> _DO THIS_
Every entry below must be repeated exactly; skip the pictures.

> _SUPPLIED DATA_
§

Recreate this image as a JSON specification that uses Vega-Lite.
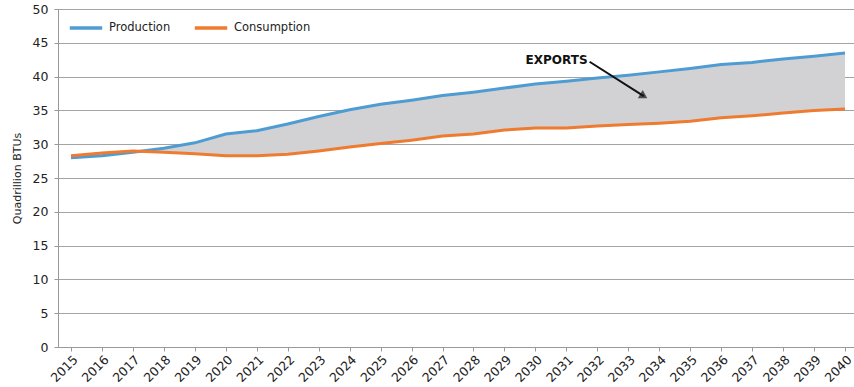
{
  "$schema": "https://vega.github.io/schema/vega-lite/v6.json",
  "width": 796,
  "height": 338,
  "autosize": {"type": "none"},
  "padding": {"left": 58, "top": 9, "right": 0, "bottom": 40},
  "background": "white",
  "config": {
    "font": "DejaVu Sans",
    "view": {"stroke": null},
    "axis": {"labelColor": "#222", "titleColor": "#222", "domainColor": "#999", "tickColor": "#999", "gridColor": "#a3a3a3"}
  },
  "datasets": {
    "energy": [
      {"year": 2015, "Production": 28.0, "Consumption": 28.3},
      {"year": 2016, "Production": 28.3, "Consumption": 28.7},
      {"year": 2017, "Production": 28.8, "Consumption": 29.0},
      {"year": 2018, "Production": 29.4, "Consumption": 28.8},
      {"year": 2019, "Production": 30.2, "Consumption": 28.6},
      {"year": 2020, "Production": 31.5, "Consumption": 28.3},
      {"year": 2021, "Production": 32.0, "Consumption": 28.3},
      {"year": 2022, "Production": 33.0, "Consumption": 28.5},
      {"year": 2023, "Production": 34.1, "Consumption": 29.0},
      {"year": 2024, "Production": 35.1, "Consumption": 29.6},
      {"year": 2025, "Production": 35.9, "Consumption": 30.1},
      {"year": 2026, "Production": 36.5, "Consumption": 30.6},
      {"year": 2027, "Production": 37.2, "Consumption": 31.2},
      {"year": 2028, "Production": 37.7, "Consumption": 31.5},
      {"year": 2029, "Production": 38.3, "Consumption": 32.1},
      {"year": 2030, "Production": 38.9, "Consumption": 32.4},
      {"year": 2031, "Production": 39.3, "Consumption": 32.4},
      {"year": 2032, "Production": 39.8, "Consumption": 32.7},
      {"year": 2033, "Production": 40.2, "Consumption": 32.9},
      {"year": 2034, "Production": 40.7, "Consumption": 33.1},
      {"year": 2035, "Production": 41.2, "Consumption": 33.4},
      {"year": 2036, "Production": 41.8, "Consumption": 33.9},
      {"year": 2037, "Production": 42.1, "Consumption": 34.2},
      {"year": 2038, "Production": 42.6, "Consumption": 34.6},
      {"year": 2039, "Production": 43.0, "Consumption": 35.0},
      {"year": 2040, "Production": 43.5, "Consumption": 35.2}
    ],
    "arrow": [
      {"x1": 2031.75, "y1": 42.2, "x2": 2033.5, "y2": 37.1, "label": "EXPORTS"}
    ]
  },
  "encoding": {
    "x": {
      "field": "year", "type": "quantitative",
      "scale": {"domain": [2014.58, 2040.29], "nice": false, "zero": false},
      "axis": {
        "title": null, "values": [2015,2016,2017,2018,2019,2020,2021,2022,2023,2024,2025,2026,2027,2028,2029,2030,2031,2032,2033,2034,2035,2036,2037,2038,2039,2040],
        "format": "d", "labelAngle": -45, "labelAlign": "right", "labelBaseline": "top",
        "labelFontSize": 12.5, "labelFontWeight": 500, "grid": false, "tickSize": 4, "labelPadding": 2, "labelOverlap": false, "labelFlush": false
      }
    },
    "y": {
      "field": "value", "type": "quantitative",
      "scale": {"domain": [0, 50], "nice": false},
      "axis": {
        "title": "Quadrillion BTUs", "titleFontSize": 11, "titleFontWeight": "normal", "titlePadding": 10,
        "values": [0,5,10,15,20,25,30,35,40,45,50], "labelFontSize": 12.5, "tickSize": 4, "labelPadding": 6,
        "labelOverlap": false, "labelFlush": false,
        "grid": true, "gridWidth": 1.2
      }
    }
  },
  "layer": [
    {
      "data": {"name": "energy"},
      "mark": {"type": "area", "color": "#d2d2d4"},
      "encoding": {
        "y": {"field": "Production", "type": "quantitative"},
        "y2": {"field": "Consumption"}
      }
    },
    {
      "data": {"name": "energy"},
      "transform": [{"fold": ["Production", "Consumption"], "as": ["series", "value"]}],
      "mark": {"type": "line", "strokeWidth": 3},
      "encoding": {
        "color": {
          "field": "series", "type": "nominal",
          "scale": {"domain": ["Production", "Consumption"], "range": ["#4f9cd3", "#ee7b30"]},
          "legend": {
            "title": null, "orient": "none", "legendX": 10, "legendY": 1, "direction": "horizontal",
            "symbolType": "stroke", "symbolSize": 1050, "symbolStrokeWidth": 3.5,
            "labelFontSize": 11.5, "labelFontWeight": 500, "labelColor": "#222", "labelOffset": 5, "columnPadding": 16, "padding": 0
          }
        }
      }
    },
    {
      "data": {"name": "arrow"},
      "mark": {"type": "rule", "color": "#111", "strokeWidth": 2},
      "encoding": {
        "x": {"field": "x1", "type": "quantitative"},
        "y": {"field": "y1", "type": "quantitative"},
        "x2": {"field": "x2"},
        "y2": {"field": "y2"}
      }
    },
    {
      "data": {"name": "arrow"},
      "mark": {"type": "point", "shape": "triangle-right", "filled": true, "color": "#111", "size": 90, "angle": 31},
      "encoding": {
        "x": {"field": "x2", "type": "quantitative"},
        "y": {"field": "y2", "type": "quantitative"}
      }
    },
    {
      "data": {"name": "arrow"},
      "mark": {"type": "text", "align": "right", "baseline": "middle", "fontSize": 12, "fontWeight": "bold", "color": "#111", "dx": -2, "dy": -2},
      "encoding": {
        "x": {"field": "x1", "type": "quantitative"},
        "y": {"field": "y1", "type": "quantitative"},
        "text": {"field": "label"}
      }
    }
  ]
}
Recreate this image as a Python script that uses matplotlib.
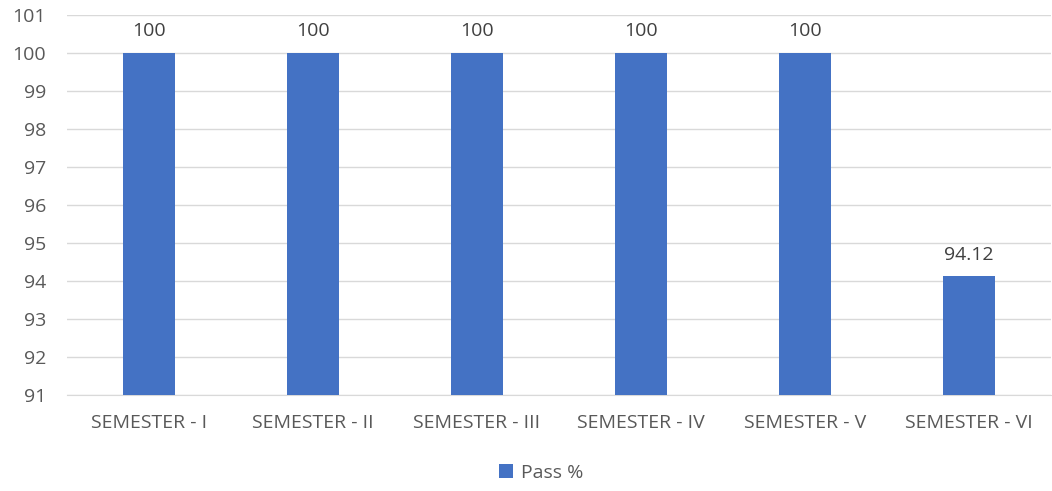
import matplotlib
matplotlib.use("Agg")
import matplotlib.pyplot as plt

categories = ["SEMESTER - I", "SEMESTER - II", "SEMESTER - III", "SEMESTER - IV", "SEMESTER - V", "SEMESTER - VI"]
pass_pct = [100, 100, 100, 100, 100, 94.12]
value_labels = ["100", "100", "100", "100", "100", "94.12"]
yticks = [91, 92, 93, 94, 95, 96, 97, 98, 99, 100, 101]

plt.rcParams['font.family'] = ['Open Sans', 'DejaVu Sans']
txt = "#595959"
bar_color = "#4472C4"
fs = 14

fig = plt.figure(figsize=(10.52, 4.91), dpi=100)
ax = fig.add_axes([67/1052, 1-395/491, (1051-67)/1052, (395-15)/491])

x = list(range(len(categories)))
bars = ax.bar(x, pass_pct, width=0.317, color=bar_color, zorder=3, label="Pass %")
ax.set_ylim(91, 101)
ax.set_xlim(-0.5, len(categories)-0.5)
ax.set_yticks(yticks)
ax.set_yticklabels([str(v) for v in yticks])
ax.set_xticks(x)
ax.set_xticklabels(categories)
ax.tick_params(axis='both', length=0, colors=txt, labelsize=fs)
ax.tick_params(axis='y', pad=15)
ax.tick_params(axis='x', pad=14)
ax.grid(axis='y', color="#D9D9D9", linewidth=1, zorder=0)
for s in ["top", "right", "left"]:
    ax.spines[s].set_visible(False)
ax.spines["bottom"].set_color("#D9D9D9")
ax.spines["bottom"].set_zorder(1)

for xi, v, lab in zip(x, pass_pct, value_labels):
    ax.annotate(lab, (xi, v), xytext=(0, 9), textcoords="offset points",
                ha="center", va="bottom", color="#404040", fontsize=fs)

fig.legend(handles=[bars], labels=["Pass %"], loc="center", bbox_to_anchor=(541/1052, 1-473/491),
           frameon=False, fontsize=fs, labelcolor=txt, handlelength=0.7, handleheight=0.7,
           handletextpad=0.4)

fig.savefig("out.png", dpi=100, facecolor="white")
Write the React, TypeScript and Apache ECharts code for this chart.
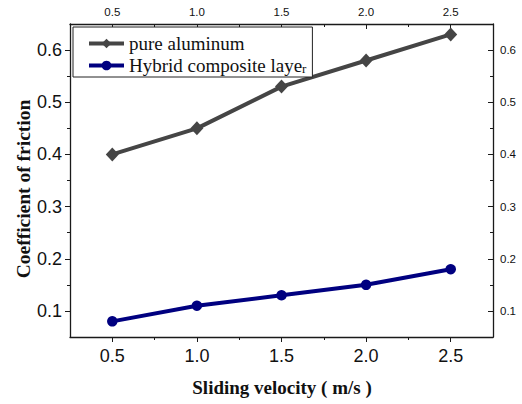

§

> _REPLY TO THE EXERCISE_
Recreate this image as a JSON specification that uses Vega-Lite.
{
  "$schema": "https://vega.github.io/schema/vega-lite/v6.json",
  "width": 796,
  "height": 338,
  "autosize": {"type": "none"},
  "padding": {"left": 58, "top": 9, "right": 0, "bottom": 40},
  "background": "white",
  "config": {
    "font": "DejaVu Sans",
    "view": {"stroke": null},
    "axis": {"labelColor": "#222", "titleColor": "#222", "domainColor": "#999", "tickColor": "#999", "gridColor": "#a3a3a3"}
  },
  "datasets": {
    "energy": [
      {"year": 2015, "Production": 28.0, "Consumption": 28.3},
      {"year": 2016, "Production": 28.3, "Consumption": 28.7},
      {"year": 2017, "Production": 28.8, "Consumption": 29.0},
      {"year": 2018, "Production": 29.4, "Consumption": 28.8},
      {"year": 2019, "Production": 30.2, "Consumption": 28.6},
      {"year": 2020, "Production": 31.5, "Consumption": 28.3},
      {"year": 2021, "Production": 32.0, "Consumption": 28.3},
      {"year": 2022, "Production": 33.0, "Consumption": 28.5},
      {"year": 2023, "Production": 34.1, "Consumption": 29.0},
      {"year": 2024, "Production": 35.1, "Consumption": 29.6},
      {"year": 2025, "Production": 35.9, "Consumption": 30.1},
      {"year": 2026, "Production": 36.5, "Consumption": 30.6},
      {"year": 2027, "Production": 37.2, "Consumption": 31.2},
      {"year": 2028, "Production": 37.7, "Consumption": 31.5},
      {"year": 2029, "Production": 38.3, "Consumption": 32.1},
      {"year": 2030, "Production": 38.9, "Consumption": 32.4},
      {"year": 2031, "Production": 39.3, "Consumption": 32.4},
      {"year": 2032, "Production": 39.8, "Consumption": 32.7},
      {"year": 2033, "Production": 40.2, "Consumption": 32.9},
      {"year": 2034, "Production": 40.7, "Consumption": 33.1},
      {"year": 2035, "Production": 41.2, "Consumption": 33.4},
      {"year": 2036, "Production": 41.8, "Consumption": 33.9},
      {"year": 2037, "Production": 42.1, "Consumption": 34.2},
      {"year": 2038, "Production": 42.6, "Consumption": 34.6},
      {"year": 2039, "Production": 43.0, "Consumption": 35.0},
      {"year": 2040, "Production": 43.5, "Consumption": 35.2}
    ],
    "arrow": [
      {"x1": 2031.75, "y1": 42.2, "x2": 2033.5, "y2": 37.1, "label": "EXPORTS"}
    ]
  },
  "encoding": {
    "x": {
      "field": "year", "type": "quantitative",
      "scale": {"domain": [2014.58, 2040.29], "nice": false, "zero": false},
      "axis": {
        "title": null, "values": [2015,2016,2017,2018,2019,2020,2021,2022,2023,2024,2025,2026,2027,2028,2029,2030,2031,2032,2033,2034,2035,2036,2037,2038,2039,2040],
        "format": "d", "labelAngle": -45, "labelAlign": "right", "labelBaseline": "top",
        "labelFontSize": 12.5, "labelFontWeight": 500, "grid": false, "tickSize": 4, "labelPadding": 2, "labelOverlap": false, "labelFlush": false
      }
    },
    "y": {
      "field": "value", "type": "quantitative",
      "scale": {"domain": [0, 50], "nice": false},
      "axis": {
        "title": "Quadrillion BTUs", "titleFontSize": 11, "titleFontWeight": "normal", "titlePadding": 10,
        "values": [0,5,10,15,20,25,30,35,40,45,50], "labelFontSize": 12.5, "tickSize": 4, "labelPadding": 6,
        "labelOverlap": false, "labelFlush": false,
        "grid": true, "gridWidth": 1.2
      }
    }
  },
  "layer": [
    {
      "data": {"name": "energy"},
      "mark": {"type": "area", "color": "#d2d2d4"},
      "encoding": {
        "y": {"field": "Production", "type": "quantitative"},
        "y2": {"field": "Consumption"}
      }
    },
    {
      "data": {"name": "energy"},
      "transform": [{"fold": ["Production", "Consumption"], "as": ["series", "value"]}],
      "mark": {"type": "line", "strokeWidth": 3},
      "encoding": {
        "color": {
          "field": "series", "type": "nominal",
          "scale": {"domain": ["Production", "Consumption"], "range": ["#4f9cd3", "#ee7b30"]},
          "legend": {
            "title": null, "orient": "none", "legendX": 10, "legendY": 1, "direction": "horizontal",
            "symbolType": "stroke", "symbolSize": 1050, "symbolStrokeWidth": 3.5,
            "labelFontSize": 11.5, "labelFontWeight": 500, "labelColor": "#222", "labelOffset": 5, "columnPadding": 16, "padding": 0
          }
        }
      }
    },
    {
      "data": {"name": "arrow"},
      "mark": {"type": "rule", "color": "#111", "strokeWidth": 2},
      "encoding": {
        "x": {"field": "x1", "type": "quantitative"},
        "y": {"field": "y1", "type": "quantitative"},
        "x2": {"field": "x2"},
        "y2": {"field": "y2"}
      }
    },
    {
      "data": {"name": "arrow"},
      "mark": {"type": "point", "shape": "triangle-right", "filled": true, "color": "#111", "size": 90, "angle": 31},
      "encoding": {
        "x": {"field": "x2", "type": "quantitative"},
        "y": {"field": "y2", "type": "quantitative"}
      }
    },
    {
      "data": {"name": "arrow"},
      "mark": {"type": "text", "align": "right", "baseline": "middle", "fontSize": 12, "fontWeight": "bold", "color": "#111", "dx": -2, "dy": -2},
      "encoding": {
        "x": {"field": "x1", "type": "quantitative"},
        "y": {"field": "y1", "type": "quantitative"},
        "text": {"field": "label"}
      }
    }
  ]
}
Recreate this image as a Python script that uses matplotlib.
import matplotlib
matplotlib.use("Agg")
import matplotlib.pyplot as plt

categories = ["SEMESTER - I", "SEMESTER - II", "SEMESTER - III", "SEMESTER - IV", "SEMESTER - V", "SEMESTER - VI"]
pass_pct = [100, 100, 100, 100, 100, 94.12]
value_labels = ["100", "100", "100", "100", "100", "94.12"]
yticks = [91, 92, 93, 94, 95, 96, 97, 98, 99, 100, 101]

plt.rcParams['font.family'] = ['Open Sans', 'DejaVu Sans']
txt = "#595959"
bar_color = "#4472C4"
fs = 14

fig = plt.figure(figsize=(10.52, 4.91), dpi=100)
ax = fig.add_axes([67/1052, 1-395/491, (1051-67)/1052, (395-15)/491])

x = list(range(len(categories)))
bars = ax.bar(x, pass_pct, width=0.317, color=bar_color, zorder=3, label="Pass %")
ax.set_ylim(91, 101)
ax.set_xlim(-0.5, len(categories)-0.5)
ax.set_yticks(yticks)
ax.set_yticklabels([str(v) for v in yticks])
ax.set_xticks(x)
ax.set_xticklabels(categories)
ax.tick_params(axis='both', length=0, colors=txt, labelsize=fs)
ax.tick_params(axis='y', pad=15)
ax.tick_params(axis='x', pad=14)
ax.grid(axis='y', color="#D9D9D9", linewidth=1, zorder=0)
for s in ["top", "right", "left"]:
    ax.spines[s].set_visible(False)
ax.spines["bottom"].set_color("#D9D9D9")
ax.spines["bottom"].set_zorder(1)

for xi, v, lab in zip(x, pass_pct, value_labels):
    ax.annotate(lab, (xi, v), xytext=(0, 9), textcoords="offset points",
                ha="center", va="bottom", color="#404040", fontsize=fs)

fig.legend(handles=[bars], labels=["Pass %"], loc="center", bbox_to_anchor=(541/1052, 1-473/491),
           frameon=False, fontsize=fs, labelcolor=txt, handlelength=0.7, handleheight=0.7,
           handletextpad=0.4)

fig.savefig("out.png", dpi=100, facecolor="white")
Write the React, TypeScript and Apache ECharts code for this chart.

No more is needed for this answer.